Unless you spend a stupid amount of money on an after market MOBO to over clock them, you cant. To buy a xeon with even a 3.0ghz + stock speed is nuts money, as they design these chips to run 24/7 365 days a year at 100% load. They are also much better in running VMware or other virtulization platforms.

For the cost of a modern Xeon CPU, which have there prices jacked because they are aim at the commercial market, you could build a high end gaming rig using consumer products.

You will notice the rig I have under my profile is an old dell precision workstation which is packing two xeon dual core chips, this works fine for me as a World of Warcraft rig, and I can run the game on just under ultra settings at 1600 x 1200 resolution.

In short, I wouldn't spend your money on a new Xeon chip and system as you wont get the "value add" from the system, unless as mentioned earlier, you use the PC for graphics and encoding, but a Xeon system only overtakes desktop PC's in this area when you have more than one Xeon chip in the set-up, thus utilising more logical and virtual cores.
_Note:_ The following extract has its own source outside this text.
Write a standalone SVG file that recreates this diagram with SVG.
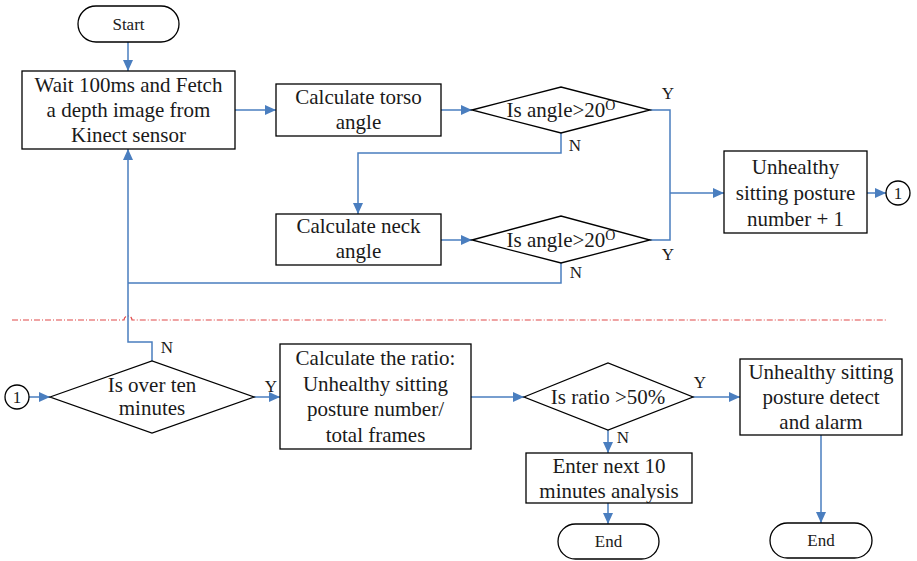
<svg xmlns="http://www.w3.org/2000/svg" width="917" height="561" viewBox="0 0 917 561">
<defs>
<style>
.box{fill:#fff;stroke:#000;stroke-width:1.3}
.t{font-family:'Liberation Serif','DejaVu Serif',serif;font-size:21px;fill:#1a1a1a;text-anchor:middle}
.s{font-family:'Liberation Serif','DejaVu Serif',serif;font-size:17px;fill:#1a1a1a;text-anchor:middle}
.c{fill:none;stroke:#4a7ebf;stroke-width:1.5}
.a{marker-end:url(#ah)}
</style>
<marker id="ah" markerUnits="userSpaceOnUse" markerWidth="12" markerHeight="10" refX="11" refY="5" orient="auto">
<path d="M0,0 L11,5 L0,10 Z" fill="#4a7ebf"/>
</marker>
</defs>
<rect width="917" height="561" fill="#fff"/>
<path d="M12 320 H124 A4 4 0 0 1 132 320 H887" fill="none" stroke="#e04848" stroke-width="1.2" stroke-dasharray="6 2 1 2"/>
<g id="connectors" font-family="Liberation Serif, DejaVu Serif, serif">
<path class="c a" d="M128 42 V71"/>
<path class="c a" d="M235 110 H276"/>
<path class="c a" d="M441 110 H472"/>
<path class="c" d="M650 110 H670 V240 H650"/>
<path class="c a" d="M670 193 H724"/>
<path class="c a" d="M561 133 V153 H358 V214"/>
<path class="c a" d="M441 240 H472"/>
<path class="c" d="M561 263 V283 H128"/>
<path class="c a" d="M152 361 V342 H128 V149"/>
<path class="c a" d="M867 193 H886"/>
<path class="c a" d="M29 397 H50"/>
<path class="c a" d="M254 397 H280"/>
<path class="c a" d="M471 397 H524"/>
<path class="c a" d="M693 397 H740"/>
<path class="c a" d="M608 430 V453"/>
<path class="c a" d="M608 503 V524"/>
<path class="c a" d="M821 435 V523"/>
<text class="s" x="668" y="99">Y</text>
<text class="s" x="575" y="151">N</text>
<text class="s" x="668" y="260">Y</text>
<text class="s" x="576" y="278">N</text>
<text class="s" x="167" y="353">N</text>
<text class="s" x="271" y="392">Y</text>
<text class="s" x="700" y="388">Y</text>
<text class="s" x="623" y="443">N</text>
</g>
<g id="nodes" font-family="Liberation Serif, DejaVu Serif, serif">
<g id="start">
<rect class="box" x="78" y="6" width="101" height="36" rx="18"/>
<text class="s" x="128.5" y="30">Start</text>
</g>
<g id="wait">
<rect class="box" x="22" y="71" width="213" height="78"/>
<text class="t" x="128.5" y="92">Wait 100ms and Fetch</text>
<text class="t" x="128.5" y="117">a depth image from</text>
<text class="t" x="128.5" y="142">Kinect sensor</text>
</g>
<g id="torso">
<rect class="box" x="276" y="84" width="165" height="52"/>
<text class="t" x="358.5" y="104">Calculate torso</text>
<text class="t" x="358.5" y="129">angle</text>
</g>
<g id="d1">
<polygon class="box" points="472,110 561,87 650,110 561,133"/>
<text class="t" x="561" y="117">Is angle&gt;20<tspan font-size="14" dy="-7">O</tspan></text>
</g>
<g id="neck">
<rect class="box" x="276" y="214" width="165" height="51"/>
<text class="t" x="358.5" y="233">Calculate neck</text>
<text class="t" x="358.5" y="258">angle</text>
</g>
<g id="d2">
<polygon class="box" points="472,240 561,216 650,240 561,263"/>
<text class="t" x="561" y="247">Is angle&gt;20<tspan font-size="14" dy="-7">O</tspan></text>
</g>
<g id="unhealthy">
<rect class="box" x="724" y="151" width="143" height="82"/>
<text class="t" x="795.5" y="174">Unhealthy</text>
<text class="t" x="795.5" y="200">sitting posture</text>
<text class="t" x="795.5" y="226">number + 1</text>
</g>
<g id="conn1a">
<circle class="box" cx="898" cy="193" r="12"/>
<text class="s" x="898" y="199">1</text>
</g>
<g id="conn1b">
<circle class="box" cx="17" cy="397" r="12"/>
<text class="s" x="17" y="403">1</text>
</g>
<g id="d3">
<polygon class="box" points="50,397 152,361 254,397 152,433"/>
<text class="t" x="152" y="392">Is over ten</text>
<text class="t" x="152" y="415">minutes</text>
</g>
<g id="ratio">
<rect class="box" x="280" y="344" width="191" height="105"/>
<text class="t" x="375.5" y="365">Calculate the ratio:</text>
<text class="t" x="375.5" y="391">Unhealthy sitting</text>
<text class="t" x="375.5" y="416">posture number/</text>
<text class="t" x="375.5" y="442">total frames</text>
</g>
<g id="d4">
<polygon class="box" points="524,397 608,363 693,397 608,430"/>
<text class="t" x="608" y="404">Is ratio &gt;50%</text>
</g>
<g id="alarm">
<rect class="box" x="740" y="359" width="162" height="76"/>
<text class="t" x="821" y="379">Unhealthy sitting</text>
<text class="t" x="821" y="404">posture detect</text>
<text class="t" x="821" y="429">and alarm</text>
</g>
<g id="next">
<rect class="box" x="526" y="453" width="166" height="50"/>
<text class="t" x="609" y="473">Enter next 10</text>
<text class="t" x="609" y="498">minutes analysis</text>
</g>
<g id="end1">
<rect class="box" x="558" y="524" width="101" height="35" rx="17.5"/>
<text class="s" x="608.5" y="547">End</text>
</g>
<g id="end2">
<rect class="box" x="770" y="523" width="102" height="35" rx="17.5"/>
<text class="s" x="821" y="546">End</text>
</g>
</g>
</svg>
Getting to the bottom of this thread i have just realised your not planning on buying one............. anyway you get the point :D


 
To answer your question directly, the gaming performance of a Xeon equivalent i7 will not differ by much, if at all with regards to solely gaming, seeing as as said above, Xeons are just higher binned i7s which are 'designed', in a sense (really they're more reliable as CPUs) to run in much higher workload situations.
 
First of all because Intel uses a unified microarchitecture across almost all of our CPUs there is very little difference from one processor in the same family to the next. So a 1st generation Intel® Core™ I7 900 series is very much like an Intel Xeon® 5500 series processor, except that the Xeon has the ability to work in a dual processor configuration. So when it comes down to performance for gaming the biggest difference is what the board supports. Since we haven’t release a Xeon with the 2nd generation architecture yet… Any Xeon you were to buy right now would have the older technology behind it and wouldn’t perform as well as a new Intel Core I7 2600K. One more thing is that most games wouldn’t take advantage of the extra threads that dual Xeons system would give you.